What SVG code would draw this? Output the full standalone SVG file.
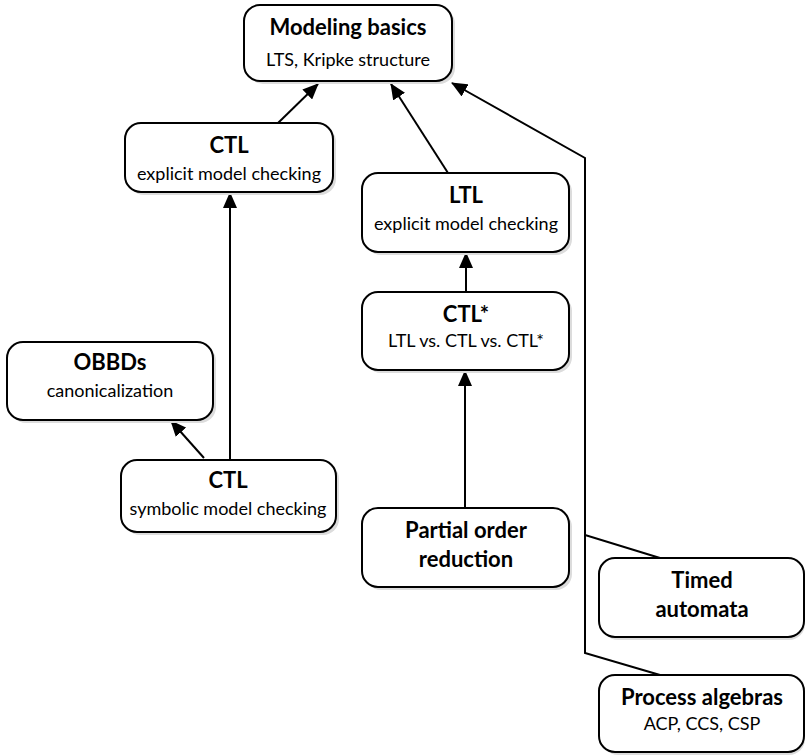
<svg xmlns="http://www.w3.org/2000/svg" width="806" height="756" viewBox="0 0 806 756">
<defs>
<marker id="ah" markerWidth="16" markerHeight="14" refX="15" refY="7" orient="auto" markerUnits="userSpaceOnUse">
<path d="M0,0 L16,7 L0,14 Z" fill="#000"/>
</marker>
</defs>
<style>
.box{fill:#fff;stroke:#000;stroke-width:2}
.sh{fill:#dcdcdc}
.t{font-family:Lato,"Liberation Sans",sans-serif;font-weight:bold;font-size:22px;text-anchor:middle;fill:#000}
.s{font-family:Lato,"Liberation Sans",sans-serif;font-size:18px;text-anchor:middle;fill:#000}
.c{fill:none;stroke:#000;stroke-width:2}
</style>
<rect width="806" height="756" fill="#fff"/>
<g id="connectors">
<path class="c" d="M278,123 L318,84" marker-end="url(#ah)"/>
<path class="c" d="M448,173 L391,84" marker-end="url(#ah)"/>
<path class="c" d="M660,558 L585,535 L585,158 L452,83" marker-end="url(#ah)"/>
<path class="c" d="M660,675 L585,653 L585,535"/>
<path class="c" d="M230,460 L230,193" marker-end="url(#ah)"/>
<path class="c" d="M204,458 L171,421" marker-end="url(#ah)"/>
<path class="c" d="M466,292 L466,253" marker-end="url(#ah)"/>
<path class="c" d="M465,508 L465,371" marker-end="url(#ah)"/>
</g>
<g id="modeling">
<rect class="sh" x="247" y="8" width="208" height="76" rx="16"/>
<rect class="box" x="244" y="5" width="208" height="76" rx="16"/>
<text class="t" x="348" y="35">Modeling basics</text>
<text class="s" x="348" y="66">LTS, Kripke structure</text>
</g>
<g id="ctl-explicit">
<rect class="sh" x="128" y="126" width="208" height="69" rx="16"/>
<rect class="box" x="125" y="123" width="208" height="69" rx="16"/>
<text class="t" x="229" y="153">CTL</text>
<text class="s" x="229" y="180">explicit model checking</text>
</g>
<g id="ltl">
<rect class="sh" x="365" y="176" width="207" height="79" rx="16"/>
<rect class="box" x="362" y="173" width="207" height="79" rx="16"/>
<text class="t" x="466" y="203">LTL</text>
<text class="s" x="466" y="230">explicit model checking</text>
</g>
<g id="ctlstar">
<rect class="sh" x="365" y="295" width="207" height="78" rx="16"/>
<rect class="box" x="362" y="292" width="207" height="78" rx="16"/>
<text class="t" x="466" y="322">CTL*</text>
<text class="s" x="466" y="347">LTL vs. CTL vs. CTL*</text>
</g>
<g id="obbds">
<rect class="sh" x="10" y="345" width="206" height="78" rx="16"/>
<rect class="box" x="7" y="342" width="206" height="78" rx="16"/>
<text class="t" x="110" y="370">OBBDs</text>
<text class="s" x="110" y="397">canonicalization</text>
</g>
<g id="ctl-symbolic">
<rect class="sh" x="124" y="463" width="215" height="72" rx="16"/>
<rect class="box" x="121" y="460" width="215" height="72" rx="16"/>
<text class="t" x="228" y="488">CTL</text>
<text class="s" x="228" y="515">symbolic model checking</text>
</g>
<g id="partial-order">
<rect class="sh" x="365" y="511" width="207" height="79" rx="16"/>
<rect class="box" x="362" y="508" width="207" height="79" rx="16"/>
<text class="t" x="466" y="538">Partial order</text>
<text class="t" x="466" y="567">reduction</text>
</g>
<g id="timed">
<rect class="sh" x="602" y="561" width="203" height="79" rx="16"/>
<rect class="box" x="599" y="558" width="205" height="79" rx="16"/>
<text class="t" x="702" y="588">Timed</text>
<text class="t" x="702" y="617">automata</text>
</g>
<g id="process">
<rect class="sh" x="602" y="678" width="203" height="77" rx="16"/>
<rect class="box" x="599" y="675" width="205" height="77" rx="16"/>
<text class="t" x="702" y="705">Process algebras</text>
<text class="s" x="702" y="730">ACP, CCS, CSP</text>
</g>
</svg>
------------------------------------------------------------
**Your goal:** Reproduce every line above as written, skipping pictures.

**In response:**
What SVG code would draw this? Output the full standalone SVG file.
<svg xmlns="http://www.w3.org/2000/svg" width="806" height="756" viewBox="0 0 806 756">
<defs>
<marker id="ah" markerWidth="16" markerHeight="14" refX="15" refY="7" orient="auto" markerUnits="userSpaceOnUse">
<path d="M0,0 L16,7 L0,14 Z" fill="#000"/>
</marker>
</defs>
<style>
.box{fill:#fff;stroke:#000;stroke-width:2}
.sh{fill:#dcdcdc}
.t{font-family:Lato,"Liberation Sans",sans-serif;font-weight:bold;font-size:22px;text-anchor:middle;fill:#000}
.s{font-family:Lato,"Liberation Sans",sans-serif;font-size:18px;text-anchor:middle;fill:#000}
.c{fill:none;stroke:#000;stroke-width:2}
</style>
<rect width="806" height="756" fill="#fff"/>
<g id="connectors">
<path class="c" d="M278,123 L318,84" marker-end="url(#ah)"/>
<path class="c" d="M448,173 L391,84" marker-end="url(#ah)"/>
<path class="c" d="M660,558 L585,535 L585,158 L452,83" marker-end="url(#ah)"/>
<path class="c" d="M660,675 L585,653 L585,535"/>
<path class="c" d="M230,460 L230,193" marker-end="url(#ah)"/>
<path class="c" d="M204,458 L171,421" marker-end="url(#ah)"/>
<path class="c" d="M466,292 L466,253" marker-end="url(#ah)"/>
<path class="c" d="M465,508 L465,371" marker-end="url(#ah)"/>
</g>
<g id="modeling">
<rect class="sh" x="247" y="8" width="208" height="76" rx="16"/>
<rect class="box" x="244" y="5" width="208" height="76" rx="16"/>
<text class="t" x="348" y="35">Modeling basics</text>
<text class="s" x="348" y="66">LTS, Kripke structure</text>
</g>
<g id="ctl-explicit">
<rect class="sh" x="128" y="126" width="208" height="69" rx="16"/>
<rect class="box" x="125" y="123" width="208" height="69" rx="16"/>
<text class="t" x="229" y="153">CTL</text>
<text class="s" x="229" y="180">explicit model checking</text>
</g>
<g id="ltl">
<rect class="sh" x="365" y="176" width="207" height="79" rx="16"/>
<rect class="box" x="362" y="173" width="207" height="79" rx="16"/>
<text class="t" x="466" y="203">LTL</text>
<text class="s" x="466" y="230">explicit model checking</text>
</g>
<g id="ctlstar">
<rect class="sh" x="365" y="295" width="207" height="78" rx="16"/>
<rect class="box" x="362" y="292" width="207" height="78" rx="16"/>
<text class="t" x="466" y="322">CTL*</text>
<text class="s" x="466" y="347">LTL vs. CTL vs. CTL*</text>
</g>
<g id="obbds">
<rect class="sh" x="10" y="345" width="206" height="78" rx="16"/>
<rect class="box" x="7" y="342" width="206" height="78" rx="16"/>
<text class="t" x="110" y="370">OBBDs</text>
<text class="s" x="110" y="397">canonicalization</text>
</g>
<g id="ctl-symbolic">
<rect class="sh" x="124" y="463" width="215" height="72" rx="16"/>
<rect class="box" x="121" y="460" width="215" height="72" rx="16"/>
<text class="t" x="228" y="488">CTL</text>
<text class="s" x="228" y="515">symbolic model checking</text>
</g>
<g id="partial-order">
<rect class="sh" x="365" y="511" width="207" height="79" rx="16"/>
<rect class="box" x="362" y="508" width="207" height="79" rx="16"/>
<text class="t" x="466" y="538">Partial order</text>
<text class="t" x="466" y="567">reduction</text>
</g>
<g id="timed">
<rect class="sh" x="602" y="561" width="203" height="79" rx="16"/>
<rect class="box" x="599" y="558" width="205" height="79" rx="16"/>
<text class="t" x="702" y="588">Timed</text>
<text class="t" x="702" y="617">automata</text>
</g>
<g id="process">
<rect class="sh" x="602" y="678" width="203" height="77" rx="16"/>
<rect class="box" x="599" y="675" width="205" height="77" rx="16"/>
<text class="t" x="702" y="705">Process algebras</text>
<text class="s" x="702" y="730">ACP, CCS, CSP</text>
</g>
</svg>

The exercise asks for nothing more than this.